The conference was created by the European School of Oncology (ESO) to improve outcomes for patients with advanced breast cancer and was attended by 1100 participants from 71 countries.
The ABC2 consensus guidelines contain several updates on the 2011 ABC1 guidelines and new areas of focus.
One new focus is on inoperable, locally advanced breast cancer (LABC). LABC may often have lymph node involvement, but no metastases in other parts of the body, and often the primary tumour may be too large to be removed surgically.
LABC occurs in one-fifth of breast cancer patients worldwide (in 15% of breast cancer patients in developed countries, but in up to 50-60% in developing countries), has a bad prognosis but is potentially curable.
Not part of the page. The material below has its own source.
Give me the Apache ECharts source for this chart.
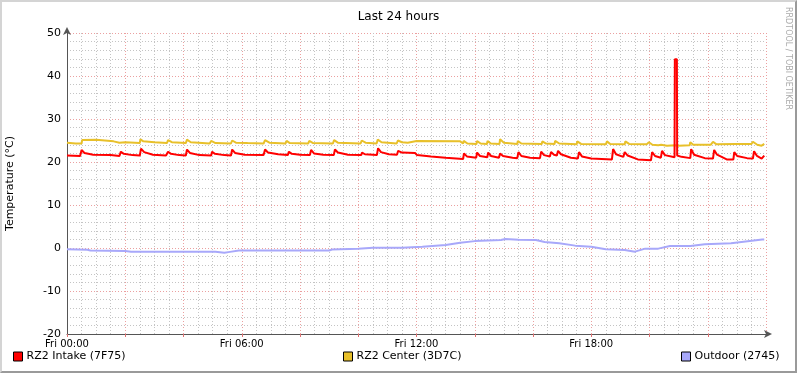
<!DOCTYPE html>
<html>
<head>
<meta charset="utf-8">
<script src="https://cdn.jsdelivr.net/npm/echarts@6/dist/echarts.min.js"></script>
<style>
  html, body { margin: 0; padding: 0; background: #fff; }
  #chart {
    width: 797px; height: 373px; box-sizing: border-box;
    border-left: 2px solid #d4d4d4; border-top: 2px solid #d4d4d4;
    border-right: 2px solid #9a9a9a; border-bottom: 2px solid #9a9a9a;
  }
</style>
</head>
<body>
<div id="chart"></div>
<script>
// hours since Fri 00:00, temperature in °C
const intake = [
  [0, 21.5], [0.45, 21.4], [0.5, 22.8], [0.6, 22.1], [0.9, 21.7], [1.5, 21.6], [1.8, 21.4],
  [1.85, 22.4], [1.95, 21.9], [2.25, 21.6], [2.5, 21.5], [2.54, 23.1], [2.65, 22.3], [2.95, 21.7],
  [3.4, 21.5], [3.47, 22.4], [3.57, 21.9], [3.85, 21.6], [4.08, 21.5], [4.12, 22.9], [4.22, 22.1],
  [4.55, 21.6], [4.95, 21.5], [4.98, 22.4], [5.08, 21.9], [5.4, 21.6], [5.63, 21.5], [5.67, 22.9],
  [5.77, 22.1], [6.1, 21.7], [6.75, 21.6], [6.8, 22.9], [6.9, 22.2], [7.25, 21.8], [7.58, 21.6],
  [7.62, 22.4], [7.72, 21.9], [8.0, 21.7], [8.34, 21.6], [8.38, 22.8], [8.48, 22.0], [8.8, 21.7],
  [9.16, 21.6], [9.2, 22.9], [9.3, 22.2], [9.65, 21.7], [10.1, 21.6], [10.13, 22.2], [10.23, 21.8],
  [10.64, 21.6], [10.68, 23.2], [10.78, 22.3], [11.05, 21.8], [11.33, 21.7], [11.37, 22.6],
  [11.5, 22.2], [11.95, 22.1], [12.02, 21.6], [12.5, 21.3], [13.0, 21.0], [13.6, 20.7],
  [13.63, 22.0], [13.73, 21.3], [14.05, 21.0], [14.08, 22.2], [14.18, 21.4], [14.43, 21.1],
  [14.46, 22.2], [14.56, 21.4], [14.83, 21.0], [14.87, 22.0], [14.97, 21.4], [15.3, 21.0],
  [15.46, 20.9], [15.5, 22.3], [15.6, 21.4], [15.9, 21.0], [16.24, 20.9], [16.28, 22.4],
  [16.38, 21.6], [16.58, 21.3], [16.62, 22.3], [16.72, 21.7], [16.82, 21.5], [16.86, 22.6],
  [16.96, 21.8], [17.3, 21.0], [17.54, 20.8], [17.58, 22.3], [17.68, 21.3], [18.0, 20.8],
  [18.71, 20.6], [18.75, 23.0], [18.85, 21.8], [19.1, 21.2], [19.15, 22.3], [19.25, 21.5],
  [19.6, 20.6], [20.05, 20.4], [20.09, 22.3], [20.19, 21.4], [20.39, 21.0], [20.43, 22.6],
  [20.53, 21.6], [20.86, 21.1], [20.87, 43.9], [20.94, 43.9], [20.95, 21.5], [21.1, 21.2],
  [21.4, 20.9], [21.43, 23.0], [21.53, 21.7], [21.9, 20.9], [22.18, 20.8], [22.22, 22.8],
  [22.32, 21.7], [22.65, 20.6], [22.88, 20.6], [22.91, 22.3], [23.01, 21.4], [23.35, 20.9],
  [23.55, 20.8], [23.59, 22.5], [23.69, 21.4], [23.85, 20.8], [23.94, 21.5]
];
const center = [
  [0, 24.5], [0.3, 24.3], [0.5, 24.3], [0.52, 25.1], [1.0, 25.2], [1.3, 25.0], [1.6, 24.8],
  [1.8, 24.5], [1.85, 24.9], [2.0, 24.6], [2.5, 24.4], [2.52, 25.3], [2.62, 24.8], [3.0, 24.6],
  [3.43, 24.4], [3.47, 25.1], [3.6, 24.6], [4.08, 24.4], [4.12, 25.2], [4.25, 24.6], [4.9, 24.3],
  [4.95, 24.9], [5.1, 24.4], [5.63, 24.3], [5.67, 25.0], [5.8, 24.5], [6.2, 24.4], [6.75, 24.3],
  [6.8, 25.1], [6.95, 24.5], [7.5, 24.3], [7.54, 24.9], [7.65, 24.4], [8.28, 24.3], [8.32, 24.9],
  [8.45, 24.4], [9.13, 24.3], [9.17, 25.1], [9.3, 24.5], [10.08, 24.3], [10.12, 25.0],
  [10.25, 24.5], [10.63, 24.3], [10.67, 25.2], [10.8, 24.6], [11.32, 24.3], [11.36, 25.0],
  [11.5, 24.6], [11.7, 24.5], [12.0, 24.9], [13.5, 24.8], [13.6, 24.3], [13.62, 24.9],
  [13.75, 24.3], [14.06, 24.2], [14.08, 24.9], [14.2, 24.3], [14.42, 24.2], [14.44, 24.9],
  [14.55, 24.3], [14.85, 24.2], [14.87, 25.3], [15.0, 24.5], [15.46, 24.2], [15.48, 24.9],
  [15.6, 24.3], [16.3, 24.2], [16.32, 24.8], [16.45, 24.3], [16.74, 24.2], [16.76, 24.9],
  [16.9, 24.3], [17.5, 24.1], [17.52, 24.8], [17.65, 24.2], [18.5, 24.1], [18.54, 24.8],
  [18.65, 24.2], [19.15, 24.1], [19.17, 24.8], [19.3, 24.2], [19.9, 24.1], [19.98, 24.6],
  [20.1, 24.0], [20.3, 23.9], [20.4, 24.0], [20.6, 23.8], [20.88, 23.9], [20.9, 24.3],
  [21.0, 23.8], [21.38, 23.9], [21.4, 24.6], [21.5, 24.0], [22.1, 24.0], [22.18, 24.7],
  [22.3, 24.1], [22.95, 24.2], [23.0, 24.5], [23.5, 24.2], [23.55, 24.7], [23.7, 24.0],
  [23.85, 23.8], [23.94, 24.2]
];
const outdoor = [
  [0, -0.3], [0.7, -0.4], [0.8, -0.6], [2.0, -0.7], [2.2, -0.85], [5.1, -0.9], [5.4, -1.1],
  [5.6, -0.9], [5.9, -0.6], [9.0, -0.6], [9.1, -0.35], [10.0, -0.2], [10.5, 0.05], [11.5, 0.05],
  [12.2, 0.3], [13.0, 0.7], [13.5, 1.2], [14.0, 1.6], [14.9, 1.85], [15.05, 2.1], [15.5, 1.9],
  [16.1, 1.85], [16.4, 1.4], [16.9, 1.1], [17.45, 0.55], [18.0, 0.3], [18.5, -0.3], [19.15, -0.45],
  [19.5, -0.85], [19.85, -0.15], [20.3, -0.15], [20.7, 0.45], [21.4, 0.45], [21.9, 0.85],
  [22.8, 1.1], [23.3, 1.5], [23.87, 1.95], [23.94, 1.95]
];
const hourLabels = ['Fri 00:00', 'Fri 06:00', 'Fri 12:00', 'Fri 18:00'];
const seriesNames = ['RZ2 Intake (7F75)', 'RZ2 Center (3D7C)', 'Outdoor (2745)'];
const colors = ['#ff0000', '#e8c02a', '#a8a8fa'];

const font = 'DejaVu Sans';
const chart = echarts.init(document.getElementById('chart'));

chart.setOption({
  animation: false,
  backgroundColor: '#ffffff',
  title: {
    text: 'Last 24 hours',
    left: 'center',
    top: 4,
    textStyle: { fontFamily: font, fontSize: 12, fontWeight: 'normal', color: '#000' }
  },
  grid: { left: 65, top: 31, right: 29, bottom: 37, outerBoundsMode: 'none', containLabel: false },
  legend: seriesNames.map((name, i) => ({
    data: [name],
    left: [11, 341, 679][i],
    top: 349,
    icon: 'rect',
    itemWidth: 9,
    itemHeight: 9,
    itemGap: 4,
    padding: 0,
    selectedMode: false,
    textStyle: { fontFamily: font, fontSize: 11, color: '#000', padding: [0, 0, 0, -1] },
    itemStyle: { borderColor: '#000', borderWidth: 1 }
  })),
  xAxis: {
    type: 'value',
    min: 0,
    max: 24,
    interval: 2,
    axisLine: {
      onZero: false,
      lineStyle: { color: '#555', width: 1 },
      symbol: ['none', 'arrow'],
      symbolSize: [6, 8],
      symbolOffset: [0, 6]
    },
    axisTick: { show: true, length: 3, lineStyle: { color: '#e07070' } },
    minorTick: { show: false, splitNumber: 4 },
    axisLabel: {
      fontFamily: font, fontSize: 10, color: '#000', margin: 5,
      showMaxLabel: false,
      formatter: v => (v % 6 === 0 && v < 24) ? hourLabels[v / 6] : ''
    },
    splitLine: { show: true, lineStyle: { color: '#eba0a0', type: [1, 2] } },
    minorSplitLine: { show: true, lineStyle: { color: '#c4c4c4', type: [1, 2] } }
  },
  yAxis: {
    type: 'value',
    min: -20,
    max: 50,
    interval: 10,
    name: 'Temperature (°C)',
    nameLocation: 'middle',
    nameRotate: 90,
    nameGap: 51,
    nameTextStyle: { fontFamily: font, fontSize: 11, color: '#000' },
    axisLine: {
      show: true,
      lineStyle: { color: '#555', width: 1 },
      symbol: ['none', 'arrow'],
      symbolSize: [6, 8],
      symbolOffset: [0, 6]
    },
    axisTick: { show: false },
    minorTick: { show: false, splitNumber: 5 },
    axisLabel: { fontFamily: font, fontSize: 11, color: '#000', margin: 6 },
    splitLine: { show: true, lineStyle: { color: '#eba0a0', type: [1, 2] } },
    minorSplitLine: { show: true, lineStyle: { color: '#c4c4c4', type: [1, 2] } }
  },
  series: [intake, center, outdoor].map((d, i) => ({
    name: seriesNames[i],
    type: 'line',
    data: d,
    showSymbol: false,
    symbol: 'none',
    color: colors[i],
    lineStyle: { color: colors[i], width: 2 },
    z: 3 - i
  })),
  graphic: [{
    type: 'text',
    x: 786,
    y: 5,
    rotation: -Math.PI / 2,
    style: {
      text: 'RRDTOOL / TOBI OETIKER',
      fontFamily: font,
      fontSize: 8,
      fill: '#aaaaaa',
      textAlign: 'left',
      textVerticalAlign: 'middle'
    }
  }]
});
</script>
</body>
</html>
“These patients are half way between early and metastatic disease, and so nobody really knows where they fit and the best way to treat them. So we decided to include them in advanced breast cancer and these are a set of new guidelines for inoperable LABC. There are very few clinical trials providing data for the best treatment of this disease,” said Prof Cardoso.
Guidelines that have been updated from ABC1 include new recommendations for triple negative breast cancer (breast cancer that has no receptors for the hormones oestrogen and progesterone and the HER2 protein), HER2 positive disease, and hormone receptor positive disease.
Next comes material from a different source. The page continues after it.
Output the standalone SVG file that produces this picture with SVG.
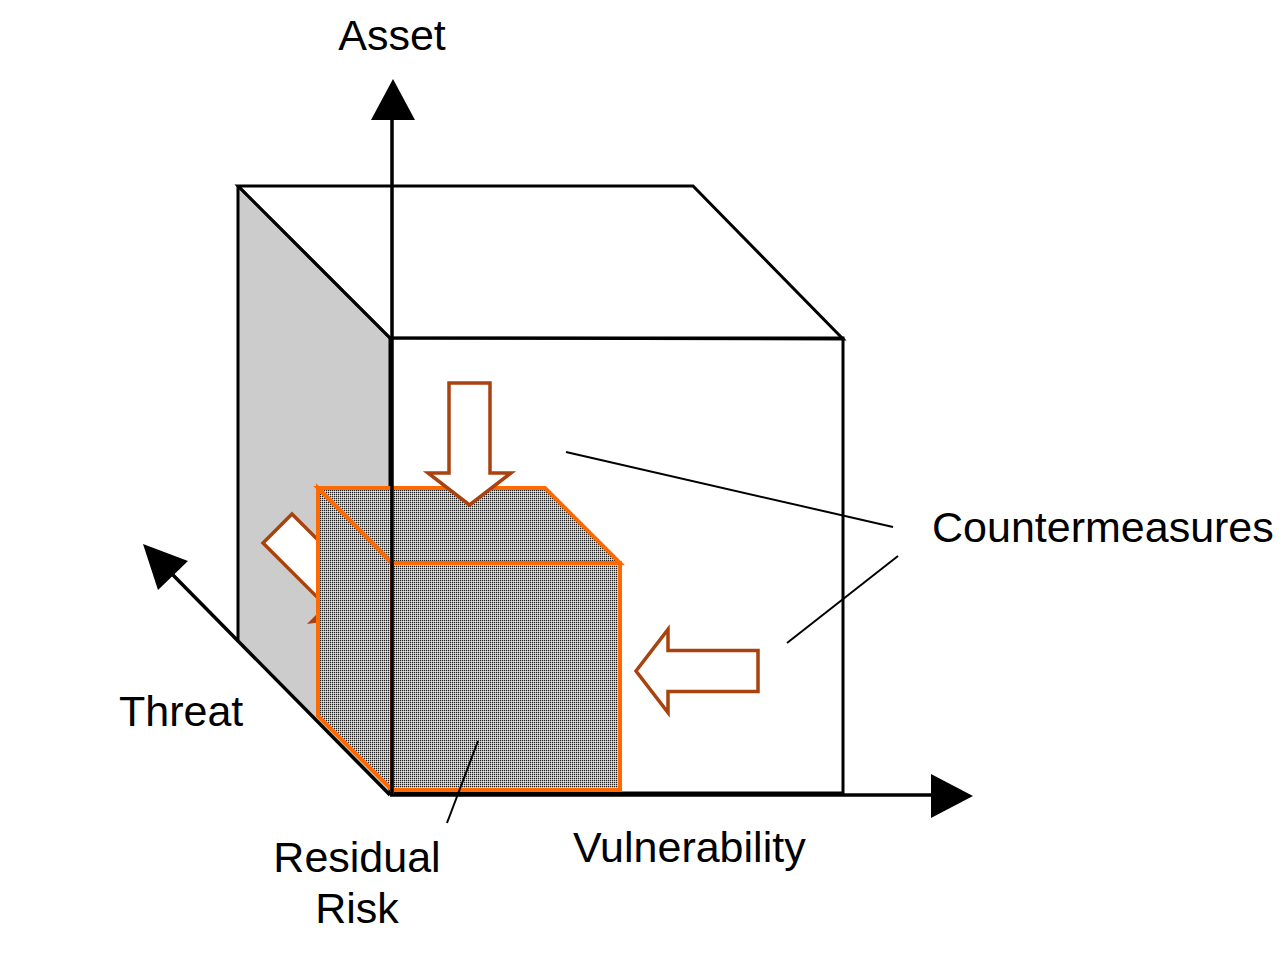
<svg xmlns="http://www.w3.org/2000/svg" width="1288" height="961" viewBox="0 0 1288 961">
  <defs>
    <pattern id="dots" width="2" height="2" patternUnits="userSpaceOnUse">
      <rect width="2" height="2" fill="#b2b2b2"/>
      <rect width="1" height="1" fill="#202020"/>
      <rect x="1" y="1" width="1" height="1" fill="#e8e8e8"/>
    </pattern>
    <polygon id="cmArrow" points="-20.5,0 20.5,0 20.5,90 41.5,90 0,122 -41.5,90 -20.5,90"/>
  </defs>
  <style>
    .edge { fill: none; stroke: #000; stroke-width: 3; stroke-linejoin: miter; }
    .axis { fill: none; stroke: #000; stroke-width: 3.5; }
    .head { fill: #000; stroke: none; }
    .lead { fill: none; stroke: #000; stroke-width: 2; }
    .cm { fill: #fff; stroke: #a8430f; stroke-width: 3.5; stroke-linejoin: miter; }
    .rr { fill: url(#dots); stroke: #ff6a00; stroke-width: 4; stroke-linejoin: miter; }
    .lbl { font-family: "Liberation Sans", Arial, sans-serif; font-size: 43px; fill: #000; }
  </style>

  <g id="big-cube">
    <polygon points="238,186 390,338 390,793 238,640" fill="#cccccc" stroke="none"/>
    <polygon class="edge" points="238,186 693,186 843,339 390,338"/>
    <rect class="edge" x="390" y="338" width="453" height="455"/>
    <line class="edge" x1="238" y1="186" x2="238" y2="640"/>
    <line class="edge" x1="238" y1="186" x2="390" y2="338"/>
  </g>

  <g id="axes">
    <line class="axis" x1="390" y1="795" x2="173" y2="575"/>
    <polygon class="head" points="143,544 158,590 188,561"/>
    <line class="axis" x1="931" y1="795" x2="390" y2="795"/>
    <polygon class="head" points="973,796 931,774 931,818"/>
  </g>

  <g id="countermeasure-threat">
    <use href="#cmArrow" class="cm" transform="translate(277.5,528.5) rotate(-45)"/>
  </g>

  <g id="residual-risk">
    <polygon class="rr" points="318,488 392,563 392,790 318,716"/>
    <polygon class="rr" points="318,488 545,488 620,563 392,563"/>
    <rect class="rr" x="392" y="563" width="228" height="227"/>
  </g>

  <g id="asset-axis">
    <line class="axis" x1="392" y1="795" x2="392" y2="118"/>
    <polygon class="head" points="393,79 371,120 415,120"/>
  </g>

  <g id="countermeasure-asset">
    <use href="#cmArrow" class="cm" transform="translate(469.5,383)"/>
  </g>

  <g id="countermeasure-vulnerability">
    <use href="#cmArrow" class="cm" transform="translate(758,671) rotate(90)"/>
  </g>

  <g id="connectors">
    <line class="lead" x1="566" y1="452" x2="893" y2="527"/>
    <line class="lead" x1="898" y1="556" x2="787" y2="643"/>
    <line class="lead" x1="478" y1="741" x2="447" y2="823"/>
  </g>

  <g id="labels">
    <text class="lbl" x="392" y="50" text-anchor="middle">Asset</text>
    <text class="lbl" x="932" y="542">Countermeasures</text>
    <text class="lbl" x="119" y="726">Threat</text>
    <text class="lbl" x="573" y="862">Vulnerability</text>
    <text class="lbl" x="357" y="872" text-anchor="middle">Residual</text>
    <text class="lbl" x="357" y="923" text-anchor="middle">Risk</text>
  </g>
</svg>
The new guidelines reflect information that has emerged from clinical trials on two new drugs pertuzumab and trastuzumab emtansine (TDM1) for HER2 positive disease, and everolimus for hormone receptor positive disease.
Co-chair of ABC2, Dr Eric Winer, director of breast oncology at the Dana-Farber Cancer Institute (Boston, USA), said: “We have made several important general recommendations in the ABC2 guidelines. We emphasise the importance of outstanding nursing care and the critical nature of their involvement with the multidisciplinary team. Nurses involved in the longitudinal care of breast cancer patients should have oncology training. Among other roles, the nurse often helps navigate the medical system for the patient.
“We also address issues related to access to care, in particular, to palliative care. Such treatment should be available to all patients with advanced breast cancer from the very beginning of their illness. Patients need to have access to medication for good pain control and for all the symptoms relating to the disease and treatment. There are many patients with advanced breast cancer who are suffering needlessly.
“Finally, we emphasise that age alone should not determine the type and intensity of treatment. Treatment should not be withheld just because a patient is elderly; nor should young patients be over-treated.”
The experts highlight the fact that there are huge variations between and within countries on the treatment of advanced breast cancer.
“We hope that carefully developed, high-quality guidelines, such as the ABC2 guidelines, will help to improve the care and long-term outcomes of advanced breast cancer patients worldwide,” said Prof Cardoso.
References
F. Cardoso et al., ESO-ESMO 2nd international consensus guidelines for advance breast cancer (ABC2), The Breast.